## Friday, May 6, 2011

### Latent Factors and Vowpal Wabbit

There's a nice paper by Menon and Elkan about dyadic prediction with latent features. It cares about the right things: ease of implementation, ability to incorporate multiple sources of information, and scalability. The model can be thought of as a mash-up of multinomial logit and matrix factorization.

It is easiest to describe in the binary case without side information. In this case it is basically logistic regression with dyadic input $x = (r, c)$, $\log \frac{p (y = 1 | x, w)}{p (y = 0 | x, w)} = \alpha^T_r \beta_c,$ where $\alpha$ is a vector of $k$ latent factors associated with $r$ and $\beta$ is a vector of $k$ latent factors associated with $c$. $r$ and $c$ are identifiers here, e.g., user ids and movie ids, user ids and advertisement ids, etc.

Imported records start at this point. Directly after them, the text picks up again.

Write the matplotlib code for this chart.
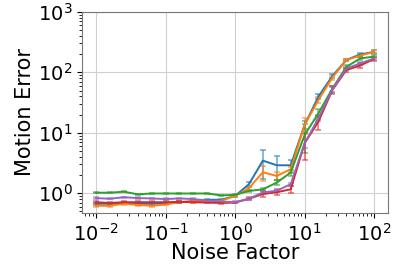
import matplotlib
matplotlib.use('Agg')
import matplotlib.pyplot as plt
from matplotlib.ticker import LogLocator
from matplotlib.colors import to_rgba

# noise factors (x axis)
noise = [0.01, 0.0158, 0.0251, 0.0398, 0.0631, 0.1, 0.158, 0.251, 0.398, 0.631,
         1.0, 1.58, 2.51, 3.98, 6.31, 10.0, 15.8, 25.1, 39.8, 63.1, 100.0]

# motion error per run
err_blue = [0.67, 0.67, 0.70, 0.67, 0.67, 0.68, 0.71, 0.74, 0.78, 0.78,
            0.90, 1.41, 3.46, 2.90, 2.90, 13.5, 39.6, 87, 160, 198, 218]
err_orange = [0.62, 0.62, 0.67, 0.64, 0.62, 0.65, 0.71, 0.74, 0.74, 0.75,
              0.90, 1.21, 2.22, 1.93, 2.50, 13.5, 34.8, 82, 160, 189, 218]
err_green = [1.02, 1.02, 1.06, 0.96, 0.99, 0.99, 0.99, 0.99, 0.99, 0.92,
             0.94, 1.09, 1.16, 1.50, 2.20, 9.2, 21, 54, 123, 170, 182]
err_red = [0.71, 0.69, 0.71, 0.71, 0.71, 0.71, 0.72, 0.71, 0.70, 0.69,
           0.70, 0.81, 0.97, 1.04, 1.16, 6.7, 15.3, 51, 109, 130, 166]
err_purple = [0.83, 0.81, 0.86, 0.83, 0.82, 0.80, 0.82, 0.80, 0.76, 0.73,
              0.71, 0.81, 1.03, 1.10, 1.41, 6.7, 17.4, 52, 116, 140, 170]

# standard deviations
sd_blue = [0.02, 0.02, 0.02, 0.02, 0.02, 0.02, 0.02, 0.02, 0.02, 0.02,
           0.03, 0.12, 1.74, 1.27, 0.7, 2.0, 4.0, 6, 8, 10, 12]
sd_orange = [0.02, 0.02, 0.02, 0.02, 0.02, 0.02, 0.02, 0.02, 0.02, 0.02,
             0.03, 0.08, 0.65, 0.3, 0.25, 4.0, 4.0, 6, 8, 10, 20]
sd_green = [0.02, 0.02, 0.02, 0.02, 0.02, 0.02, 0.02, 0.02, 0.02, 0.02,
            0.02, 0.03, 0.05, 0.15, 0.25, 4.6, 4.0, 6, 8, 10, 12]
sd_red = [0.02, 0.02, 0.02, 0.02, 0.02, 0.02, 0.02, 0.02, 0.02, 0.02,
          0.02, 0.05, 0.12, 0.12, 0.15, 3.1, 4.0, 8, 8, 10, 12]
sd_purple = [0.02, 0.02, 0.02, 0.02, 0.02, 0.02, 0.02, 0.02, 0.02, 0.02,
             0.02, 0.03, 0.05, 0.05, 0.08, 1.0, 2.0, 6, 8, 10, 12]

series = [(err_blue, sd_blue, 'tab:blue'),
          (err_orange, sd_orange, 'tab:orange'),
          (err_green, sd_green, 'tab:green'),
          (err_red, sd_red, 'tab:red'),
          (err_purple, sd_purple, 'tab:purple')]

fig = plt.figure(figsize=(4.15, 2.64), dpi=100)
ax = fig.add_axes([0.198, 0.193, 0.737, 0.762])

for y, sd, c in series:
    ax.errorbar(noise, y, yerr=sd, color=c, lw=1.4, capsize=2.5,
                ecolor=to_rgba(c, 0.6), elinewidth=1.2, capthick=1.2)

ax.set_xscale('log')
ax.set_yscale('log')
ax.set_ylim(0.47, 1000)
ax.xaxis.set_major_locator(LogLocator(base=10, numticks=12))
ax.yaxis.set_major_locator(LogLocator(base=10, numticks=12))
ax.grid(True, color='#d0d0d0', lw=0.8)
ax.set_xlabel('Noise Factor', fontsize=15, labelpad=-1)
ax.set_ylabel('Motion Error', fontsize=15, labelpad=2)
ax.tick_params(labelsize=14)
for s in ax.spines.values():
    s.set_color('#777777')

fig.savefig('out.png', dpi=100)
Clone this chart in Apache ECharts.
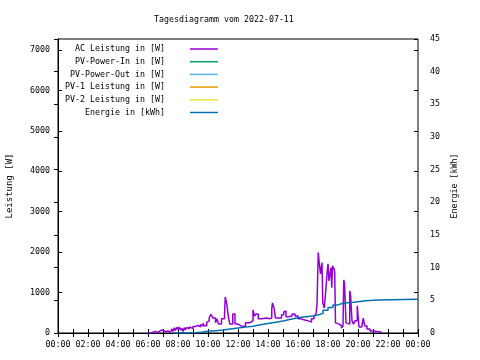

I can almost do this in vowpal wabbit right now. Suppose there are two latent dimensions in the model ($k = 2$). An training datum $(y, (r, c))$ would be encoded via
y |alpha latent_0_r latent_1_r |beta latent_0_c latent_1_c
e.g. for the training datum $(1, (16, 432))$,
1 |alpha latent_0_16 latent_1_16 |beta latent_0_432 latent_1_432
and then choose --quadratic ab and --loss logistic. Unfortunately this does not do the right thing. First, it creates some extra features (it is a outer product, not an inner product). Second, these extra features have their own independent weights, whereas in the model the weight is the product of the individual weights. A possible solution is to add a --dotproduct option to vowpal which would take two namespaces and emulate the features corresponding to their inner product (in this case the order of the features in the input would matter).

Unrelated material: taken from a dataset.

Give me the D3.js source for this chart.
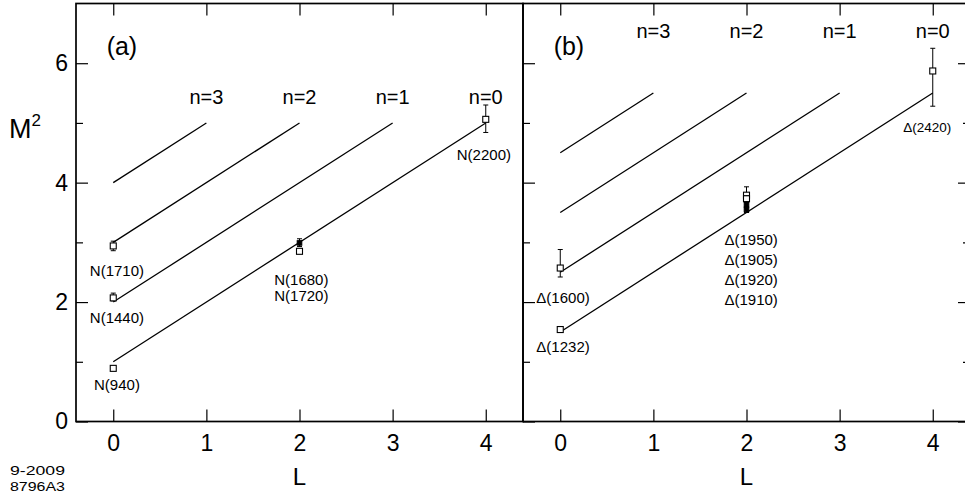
<!DOCTYPE html>
<html><head><meta charset="utf-8">
<script src="https://cdn.jsdelivr.net/npm/d3@7"></script>
<style>
html,body{margin:0;padding:0;background:#fff;}
svg{display:block;font-family:"Liberation Sans",Arial,Helvetica,sans-serif;}
</style></head>
<body>
<svg id="chart" width="965" height="493"></svg>
<script>
// ---------- data ----------
const xTicks = [0, 1, 2, 3, 4];
const yMajorTicks = [0, 2, 4, 6];
const yMinorTicks = [1, 3, 5];
const nLabels = ["n=0", "n=1", "n=2", "n=3"];
const nLabelL = [4, 3, 2, 1];
const nLabelM2A = [5.31, 5.31, 5.31, 5.31];
const nLabelM2B = [6.43, 6.43, 6.43, 6.43];

// trajectories: M^2 = start + L, from L=0 to L=end
const trajStartA = [1.0, 2.0, 3.0, 4.0];
const trajStartB = [1.5, 2.5, 3.5, 4.5];
const trajEndL = [4, 3, 2, 1];

// panel (a) nucleon points
const ptsA_L = [0, 0, 0, 2, 2, 4];
const ptsA_M2 = [0.89, 2.07, 2.94, 2.85, 2.99, 5.06];
const ptsA_lo = [0.89, 2.02, 2.86, 2.85, 2.93, 4.84];
const ptsA_hi = [0.89, 2.15, 3.02, 2.85, 3.06, 5.30];
const ptsA_filled = [false, false, false, false, true, false];

// panel (b) delta points
const ptsB_L = [0, 0, 2, 2, 2, 2, 4];
const ptsB_M2 = [1.54, 2.57, 3.79, 3.73, 3.63, 3.55, 5.87];
const ptsB_lo = [1.54, 2.42, 3.70, 3.68, 3.58, 3.50, 5.28];
const ptsB_hi = [1.54, 2.88, 3.93, 3.78, 3.68, 3.60, 6.25];
const ptsB_filled = [false, false, false, false, true, true, false];

// state labels (anchor in data units)
const labA_text = ["N(940)", "N(1440)", "N(1710)", "N(1680)", "N(1720)", "N(2200)"];
const labA_L = [0.04, 0.04, 0.04, 2.02, 2.02, 3.98];
const labA_M2 = [0.53, 1.645, 2.44, 2.29, 2.01, 4.38];

const labB_text = ["Δ(1232)", "Δ(1600)", "Δ(1950)", "Δ(1905)", "Δ(1920)", "Δ(1910)", "Δ(2420)"];
const labB_L = [0.03, 0.03, 2.05, 2.05, 2.05, 2.05, 3.94];
const labB_M2 = [1.17, 1.98, 2.96, 2.62, 2.29, 1.95, 4.85];
const labB_small = [false, false, false, false, false, false, true];

// ---------- drawing ----------
const svg = d3.select("#chart");
const yTop = 3.5, yBot = 421.5;
const y = d3.scaleLinear().domain([0, 7]).range([yBot, yTop]);
const xA = d3.scaleLinear().domain([-0.4, 4.4]).range([76, 523]);
const xB = d3.scaleLinear().domain([-0.4, 4.4]).range([523, 970]);

function panel(x, opts) {
  const g = svg.append("g");
  const [x0, x1] = x.range();
  // frame
  g.append("rect").attr("x", x0).attr("y", yTop).attr("width", x1 - x0).attr("height", yBot - yTop)
    .attr("fill", "none").attr("stroke", "#000").attr("stroke-width", 1.7);

  // bottom ticks (inward) + labels
  const bx = g.append("g").attr("transform", `translate(0,${yBot})`)
    .call(d3.axisTop(x).tickValues(xTicks).tickSize(12).tickFormat(""));
  bx.select(".domain").remove();
  bx.selectAll("line").attr("stroke", "#000").attr("stroke-width", 1.2);
  const bl = g.append("g").attr("transform", `translate(0,${yBot})`)
    .call(d3.axisBottom(x).tickValues(xTicks).tickSize(0).tickPadding(13).tickFormat(d3.format("d")));
  bl.select(".domain").remove();
  bl.selectAll("text").attr("font-size", 23).attr("fill", "#000").attr("font-family", "Liberation Sans, Arial, sans-serif");

  // top ticks
  const tx = g.append("g").attr("transform", `translate(0,${yTop})`)
    .call(d3.axisBottom(x).tickValues(xTicks).tickSize(12).tickFormat(""));
  tx.select(".domain").remove();
  tx.selectAll("line").attr("stroke", "#000").attr("stroke-width", 1.2);

  // left ticks (inward)
  const ly = g.append("g").attr("transform", `translate(${x0},0)`)
    .call(d3.axisRight(y).tickValues(yMajorTicks).tickSize(12).tickFormat(""));
  ly.select(".domain").remove();
  ly.selectAll("line").attr("stroke", "#000").attr("stroke-width", 1.2);
  const lym = g.append("g").attr("transform", `translate(${x0},0)`)
    .call(d3.axisRight(y).tickValues(yMinorTicks).tickSize(7).tickFormat(""));
  lym.select(".domain").remove();
  lym.selectAll("line").attr("stroke", "#000").attr("stroke-width", 1.2);

  if (opts.rightTicks) {
    const ry = g.append("g").attr("transform", `translate(${x1},0)`)
      .call(d3.axisLeft(y).tickValues(yMajorTicks).tickSize(12).tickFormat(""));
    ry.select(".domain").remove();
    ry.selectAll("line").attr("stroke", "#000").attr("stroke-width", 1.2);
    const rym = g.append("g").attr("transform", `translate(${x1},0)`)
      .call(d3.axisLeft(y).tickValues(yMinorTicks).tickSize(7).tickFormat(""));
    rym.select(".domain").remove();
    rym.selectAll("line").attr("stroke", "#000").attr("stroke-width", 1.2);
  }
  if (opts.yLabels) {
    const yl = g.append("g").attr("transform", `translate(${x0},0)`)
      .call(d3.axisLeft(y).tickValues(yMajorTicks).tickSize(0).tickPadding(8).tickFormat(d3.format("d")));
    yl.select(".domain").remove();
    yl.selectAll("text").attr("font-size", 23).attr("fill", "#000").attr("font-family", "Liberation Sans, Arial, sans-serif");
  }

  // trajectory lines
  const line = d3.line().x(d => x(d[0])).y(d => y(d[1]));
  opts.starts.forEach((s, i) => {
    g.append("path").attr("d", line([[0, s], [trajEndL[i], s + trajEndL[i]]]))
      .attr("fill", "none").attr("stroke", "#000").attr("stroke-width", 1.3);
  });

  // n labels
  nLabels.forEach((t, i) => {
    g.append("text").attr("x", x(nLabelL[i])).attr("y", y(opts.nM2[i]))
      .attr("text-anchor", "middle").attr("font-size", 20).text(t);
  });

  // points with error bars
  opts.L.forEach((L, i) => {
    const cx = x(L);
    if (opts.hi[i] !== opts.lo[i]) {
      g.append("line").attr("x1", cx).attr("x2", cx).attr("y1", y(opts.hi[i])).attr("y2", y(opts.lo[i]))
        .attr("stroke", "#000").attr("stroke-width", 1);
      [opts.hi[i], opts.lo[i]].forEach(v => {
        g.append("line").attr("x1", cx - 2.5).attr("x2", cx + 2.5).attr("y1", y(v)).attr("y2", y(v))
          .attr("stroke", "#000").attr("stroke-width", 1);
      });
    }
    const cy = y(opts.M2[i]);
    const s = opts.filled[i] ? 4.5 : 6;
    g.append("rect").attr("x", cx - s / 2).attr("y", cy - s / 2).attr("width", s).attr("height", s)
      .attr("fill", opts.filled[i] ? "#000" : "#fff").attr("stroke", "#000").attr("stroke-width", 1.1);
  });

  // state labels
  opts.labText.forEach((t, i) => {
    g.append("text").attr("x", x(opts.labL[i])).attr("y", y(opts.labM2[i]))
      .attr("text-anchor", "middle").attr("font-size", opts.labSmall && opts.labSmall[i] ? 13.5 : 15).text(t);
  });

  // panel tag and L label
  g.append("text").attr("x", x(-0.2) + 12).attr("y", 55).attr("font-size", 25).text(opts.tag);
  g.append("text").attr("x", x(2)).attr("y", 485).attr("text-anchor", "middle").attr("font-size", 24).text("L");
}

panel(xA, {
  yLabels: true, rightTicks: false, starts: trajStartA, nM2: nLabelM2A,
  L: ptsA_L, M2: ptsA_M2, lo: ptsA_lo, hi: ptsA_hi, filled: ptsA_filled,
  labText: labA_text, labL: labA_L, labM2: labA_M2, tag: "(a)"
});
panel(xB, {
  yLabels: false, rightTicks: true, starts: trajStartB, nM2: nLabelM2B,
  L: ptsB_L, M2: ptsB_M2, lo: ptsB_lo, hi: ptsB_hi, filled: ptsB_filled,
  labText: labB_text, labL: labB_L, labM2: labB_M2, labSmall: labB_small, tag: "(b)"
});

// y axis title M^2
const yt = svg.append("text").attr("x", 9).attr("y", 138).attr("font-size", 27);
yt.append("tspan").text("M");
yt.append("tspan").attr("dy", -12).attr("font-size", 17).text("2");

// figure id
svg.append("text").attr("x", 10).attr("y", 475).attr("font-size", 13)
  .attr("textLength", 55).attr("lengthAdjust", "spacingAndGlyphs").text("9-2009");
svg.append("text").attr("x", 10).attr("y", 491).attr("font-size", 13)
  .attr("textLength", 55).attr("lengthAdjust", "spacingAndGlyphs").text("8796A3");
</script>
</body></html>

If you've followed this far, you can probably see how additional features $s (x)$ associated with the dyad can be added in another namespace to augment the model with side information.
y |alpha latent_0_r latent_1_r |beta latent_0_c latent_1_c |side feature...
Similarly it is easy to incorporate side information associated with each component, which would not be placed inside the alpha and beta namespaces to avoid getting picked up by the --dotproduct (in fact, for typical side information associated with the components, --quadratic on the component side information would be reasonable). Note the authors report better results learning the latent model first, fixing the latent weights, and then learning the weights associated with the side information.

For multi-valued data the authors use multinomial logit but I suspect a scoring filter tree with a logistic base learner could get the job done.

Finally, the authors suggest that regularization is necessary for good results. Possibly I can get away with using the only do one pass through the training data'' style of regularization.